Analysis of Cracks in the Pulsed Nd:YAG Laser Welded Joint of Nickel-Based Superalloy

Abstract

The weldability of GTD-111 nickel-based superalloy by pulsed Nd:YAG laser welding with an average power of 250 W was studied, and the microstructural evolution and cracking characteristics were also investigated. The solidification cracking of the fusion zone (FZ) and the intergranular liquation cracking in the heat affected zone (HAZ) were observed in the joint. Solidification cracking was caused by the residual liquid metal originated from the segregation of Ti, Nb and Al elements in the interdendritic region at the last stage of solidification.
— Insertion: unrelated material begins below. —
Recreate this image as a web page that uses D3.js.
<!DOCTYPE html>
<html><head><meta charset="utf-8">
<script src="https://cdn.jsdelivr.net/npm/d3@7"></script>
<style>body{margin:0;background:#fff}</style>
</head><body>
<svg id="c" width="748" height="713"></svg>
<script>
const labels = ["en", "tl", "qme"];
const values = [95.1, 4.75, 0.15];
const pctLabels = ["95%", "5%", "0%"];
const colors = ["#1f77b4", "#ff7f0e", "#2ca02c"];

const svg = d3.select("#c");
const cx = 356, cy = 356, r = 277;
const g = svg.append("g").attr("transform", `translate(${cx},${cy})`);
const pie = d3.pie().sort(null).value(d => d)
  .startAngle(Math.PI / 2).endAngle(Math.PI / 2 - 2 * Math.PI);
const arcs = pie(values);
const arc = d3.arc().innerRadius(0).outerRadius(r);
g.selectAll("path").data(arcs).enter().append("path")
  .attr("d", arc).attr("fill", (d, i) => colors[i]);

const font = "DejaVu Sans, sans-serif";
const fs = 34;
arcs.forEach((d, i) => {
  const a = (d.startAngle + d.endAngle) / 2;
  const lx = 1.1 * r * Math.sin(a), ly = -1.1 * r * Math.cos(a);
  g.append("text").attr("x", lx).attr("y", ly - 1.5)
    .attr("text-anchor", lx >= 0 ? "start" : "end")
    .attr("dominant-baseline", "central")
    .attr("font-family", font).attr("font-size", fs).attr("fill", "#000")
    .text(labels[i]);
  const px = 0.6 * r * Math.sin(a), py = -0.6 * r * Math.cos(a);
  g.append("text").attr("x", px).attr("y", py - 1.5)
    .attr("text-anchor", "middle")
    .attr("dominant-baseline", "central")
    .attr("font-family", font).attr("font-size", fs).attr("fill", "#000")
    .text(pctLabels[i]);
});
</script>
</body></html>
And the HAZ liquation cracking was associated with the constitutional liquation of 𝛾́, MC carbides, and the melting of Cr-rich boride. Ti was introduced as the most important factor in the formation of the liquation cracks in HAZ by reducing the start temperature of γ−γ́ eutectic reaction and increasing the 𝛾́ dissolution temperature. Chemical analysis of the crack edges at HAZ revealed the presence of high amounts of Ti and Al elements which can be attributed to 𝛾́ partial melting. Gleeble physical simulation revealed that in casting the sample, the liquation started at significantly lower temperatures than in the 1200℃ solution heat treated samples. This is attributed to the boride and intermetallic particles, which had dissolved by the 1200℃ heat treatment. The formation of fine grains due to the high cooling rate of the weld as well as the formation of dispersed carbides in the fusion and heat affected zones led to an increase in the microhardness by about 130 HV compared to the base metal.